Required work:
Answer with a single number: the count of lines that hold "image".

Supplied material:
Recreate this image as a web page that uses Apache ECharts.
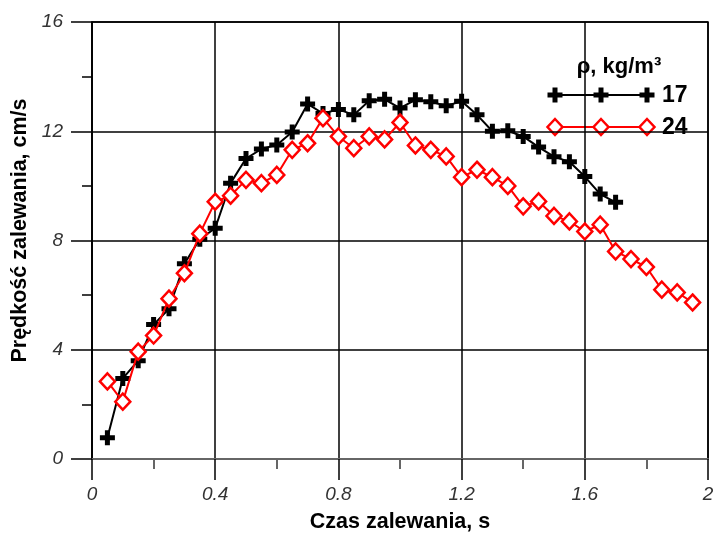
<!DOCTYPE html>
<html>
<head>
<meta charset="utf-8">
<script src="https://cdn.jsdelivr.net/npm/echarts@6/dist/echarts.min.js"></script>
<style>
  html, body { margin: 0; padding: 0; background: #fff; }
  #main { width: 716px; height: 535px; }
</style>
</head>
<body>
<div id="main"></div>
<script>
// czas zalewania [s] i prędkość [cm/s] dla gęstości 17 kg/m3
var time17 = [0.05, 0.10, 0.15, 0.20, 0.25, 0.30, 0.35, 0.40, 0.45, 0.50, 0.55, 0.60,
    0.65, 0.70, 0.75, 0.80, 0.85, 0.90, 0.95, 1.00, 1.05, 1.10, 1.15, 1.20,
    1.25, 1.30, 1.35, 1.40, 1.45, 1.50, 1.55, 1.60, 1.65, 1.70];
var speed17 = [0.78, 2.95, 3.6, 4.92, 5.5, 7.15, 8.05, 8.45, 10.1, 11.0, 11.35, 11.5,
    11.97, 13.0, 12.65, 12.8, 12.6, 13.12, 13.17, 12.85, 13.15, 13.08, 12.93, 13.1,
    12.6, 12.0, 12.02, 11.81, 11.42, 11.07, 10.88, 10.34, 9.7, 9.4];

// gęstość 24 kg/m3
var time24 = [0.05, 0.10, 0.15, 0.20, 0.25, 0.30, 0.35, 0.40, 0.45, 0.50, 0.55, 0.60,
    0.65, 0.70, 0.75, 0.80, 0.85, 0.90, 0.95, 1.00, 1.05, 1.10, 1.15, 1.20,
    1.25, 1.30, 1.35, 1.40, 1.45, 1.50, 1.55, 1.60, 1.65, 1.70, 1.75, 1.80,
    1.85, 1.90, 1.95];
var speed24 = [2.84, 2.1, 3.93, 4.52, 5.87, 6.8, 8.25, 9.42, 9.64, 10.22, 10.1, 10.4,
    11.32, 11.56, 12.48, 11.81, 11.38, 11.81, 11.7, 12.32, 11.48, 11.32, 11.08, 10.32,
    10.59, 10.32, 10.0, 9.25, 9.43, 8.9, 8.7, 8.33, 8.58, 7.6, 7.32, 7.03,
    6.2, 6.1, 5.73];

var seriesNames = ['17', '24'];
var legendTitle = 'ρ, kg/m³';

var FONT = 'Liberation Sans, Arial, sans-serif';
var CROSS = 'path://M5,0H10V5H15V10H10V15H5V10H0V5H5Z';

function pairs(xs, ys) {
    return xs.map(function (x, i) { return [x, ys[i]]; });
}

var chart = echarts.init(document.getElementById('main'));

// legenda rysowana ręcznie (trzy znaczniki na linii)
function legendRow(y, name, kind) {
    var color = kind === 'cross' ? '#000' : '#ff0000';
    var children = [{
        type: 'line',
        shape: {x1: 555, y1: y, x2: 647, y2: y},
        style: {stroke: color, lineWidth: 2}
    }];
    [555, 601, 647].forEach(function (x) {
        if (kind === 'cross') {
            var a = 2.5, b = 7.5;
            children.push({
                type: 'polygon',
                shape: {points: [[x - a, y - b], [x + a, y - b], [x + a, y - a], [x + b, y - a], [x + b, y + a],
                    [x + a, y + a], [x + a, y + b], [x - a, y + b], [x - a, y + a], [x - b, y + a],
                    [x - b, y - a], [x - a, y - a]]},
                style: {fill: '#000'}
            });
        } else {
            children.push({
                type: 'polygon',
                shape: {points: [[x, y - 8], [x + 7.5, y], [x, y + 8], [x - 7.5, y]]},
                style: {fill: '#fff', stroke: '#ff0000', lineWidth: 2.5}
            });
        }
    });
    children.push({
        type: 'text',
        style: {x: 662, y: y + 1, text: name, fill: '#000', font: 'bold 23px ' + FONT, verticalAlign: 'middle'}
    });
    return children;
}

var option = {
    backgroundColor: '#fff',
    animation: false,
    grid: {
        left: 92, right: 8, top: 22, bottom: 76,
        outerBoundsMode: 'none',
        show: true, borderColor: '#000', borderWidth: 1.5
    },
    xAxis: {
        type: 'value',
        min: 0, max: 2, interval: 0.4,
        name: 'Czas zalewania, s',
        nameLocation: 'middle',
        nameGap: 52,
        nameTextStyle: {fontFamily: FONT, fontWeight: 'bold', fontSize: 21.5, color: '#000'},
        axisLine: {lineStyle: {color: '#666', width: 2}},
        axisTick: {length: 21, lineStyle: {color: '#000', width: 1.5}},
        minorTick: {show: true, splitNumber: 2, length: 10, lineStyle: {color: '#666', width: 2}},
        axisLabel: {
            margin: 26, fontFamily: FONT, fontStyle: 'italic', fontSize: 19, color: '#333',
            formatter: function (v) { return String(+v.toFixed(1)); }
        },
        splitLine: {show: true, lineStyle: {color: '#000', width: 1.5}}
    },
    yAxis: {
        type: 'value',
        min: 0, max: 16, interval: 4,
        name: 'Prędkość zalewania, cm/s',
        nameLocation: 'middle',
        nameGap: 48,
        nameTextStyle: {fontFamily: FONT, fontWeight: 'bold', fontSize: 21.5, color: '#000', padding: [0, 0, 0, 20]},
        axisLine: {lineStyle: {color: '#000', width: 1.5}},
        axisTick: {length: 21, lineStyle: {color: '#000', width: 1.5}},
        minorTick: {show: true, splitNumber: 2, length: 10, lineStyle: {color: '#000', width: 1.5}},
        axisLabel: {margin: 29, fontFamily: FONT, fontStyle: 'italic', fontSize: 19, color: '#333'},
        splitLine: {show: true, lineStyle: {color: '#000', width: 1.5}}
    },
    series: [
        {
            name: seriesNames[0],
            type: 'line',
            data: pairs(time17, speed17),
            symbol: CROSS,
            symbolSize: 15,
            itemStyle: {color: '#000'},
            lineStyle: {color: '#000', width: 2},
            z: 3
        },
        {
            name: seriesNames[1],
            type: 'line',
            data: pairs(time24, speed24),
            symbol: 'diamond',
            symbolSize: [15, 16],
            itemStyle: {color: '#fff', borderColor: '#ff0000', borderWidth: 2.5},
            lineStyle: {color: '#ff0000', width: 2},
            z: 4
        }
    ],
    graphic: [{
        type: 'group',
        z: 100,
        children: [{
            type: 'rect',
            shape: {x: 546, y: 24, width: 157, height: 124},
            style: {fill: '#fff'}
        }, {
            type: 'text',
            style: {x: 619, y: 67, text: legendTitle, fill: '#000', font: 'bold 22px ' + FONT, align: 'center', verticalAlign: 'middle'}
        }].concat(legendRow(95, seriesNames[0], 'cross'), legendRow(127, seriesNames[1], 'diamond'))
    }]
};

chart.setOption(option);
</script>
</body>
</html>
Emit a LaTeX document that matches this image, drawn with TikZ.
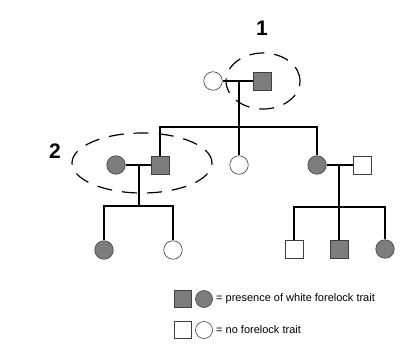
\documentclass[tikz,border=0pt]{standalone}
\usepackage{fontspec}
\setmainfont{Liberation Sans}
\usetikzlibrary{positioning}
\definecolor{traitgray}{RGB}{125,125,125}
\tikzset{
    male/.style={rectangle, draw=black!75, line width=0.6pt, fill=white, minimum size=18pt, inner sep=0pt},
    female/.style={circle, draw=black!75, line width=0.6pt, fill=white, minimum size=18.5pt, inner sep=0pt},
    affected/.style={fill=traitgray},
    tie/.style={line width=1.4pt},
    ring/.style={line width=1.2pt, dash pattern=on 15pt off 10pt},
    gen/.style={font=\bfseries\fontsize{21}{23}\selectfont},
    legtext/.style={anchor=west, font=\fontsize{11}{13}\selectfont, inner sep=0pt}
}
\begin{document}
\begin{tikzpicture}[x=1pt, y=-1pt]
\useasboundingbox (0,0) rectangle (414,350);

% ---- Generation I ----
\node[female] (i1) at (213,81) {};
\node[male, affected] (i2) at (262,81) {};
\coordinate (i12) at (239,81);
\coordinate (s1) at (239,127);
\draw[tie] (i1) -- (i2);
\draw[tie] (i12) -- (s1);

% ---- Generation II ----
\node[female, affected] (ii1) at (116,165) {};
\node[male, affected] (ii2) at (160,165) {};
\node[female] (ii3) at (239,165) {};
\node[female, affected] (ii4) at (317,165) {};
\node[male] (ii5) at (362,165) {};
\draw[tie] (ii2) |- (s1) -| (ii4);
\draw[tie] (s1) -- (ii3);
\draw[tie] (ii1) -- (ii2);
\draw[tie] (ii4) -- (ii5);
\coordinate (c1) at (139,165);
\coordinate (s2) at (139,206);
\coordinate (c2) at (339,165);
\coordinate (s3) at (339,207);
\draw[tie] (c1) -- (s2);
\draw[tie] (c2) -- (s3);

% ---- Generation III ----
\node[female, affected] (iii1) at (104,250) {};
\node[female] (iii2) at (173,250) {};
\node[male] (iii3) at (294,249) {};
\node[male, affected] (iii4) at (339,249) {};
\node[female, affected] (iii5) at (385,249) {};
\draw[tie] (iii1) |- (s2) -| (iii2);
\draw[tie] (iii3) |- (s3) -| (iii5);
\draw[tie] (s3) -- (iii4);

% ---- marked couples ----
\draw[ring] (263,81) ellipse [x radius=37pt, y radius=28pt];
\draw[ring] (142,163) ellipse [x radius=70pt, y radius=30pt];
\node[gen] (n1) at (262,28) {1};
\node[gen] (n2) at (55,151) {2};

% ---- legend ----
\node[male, affected, minimum size=17pt] (k1) at (183,299) {};
\node[female, affected, minimum size=17pt] (k2) at (204,299) {};
\node[legtext] (t1) at (216,299) {= presence of white forelock trait};
\node[male, minimum size=17pt] (k3) at (183,330) {};
\node[female, minimum size=17pt] (k4) at (204,330) {};
\node[legtext] (t2) at (216,330) {= no forelock trait};

\end{tikzpicture}
\end{document}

Solution:
2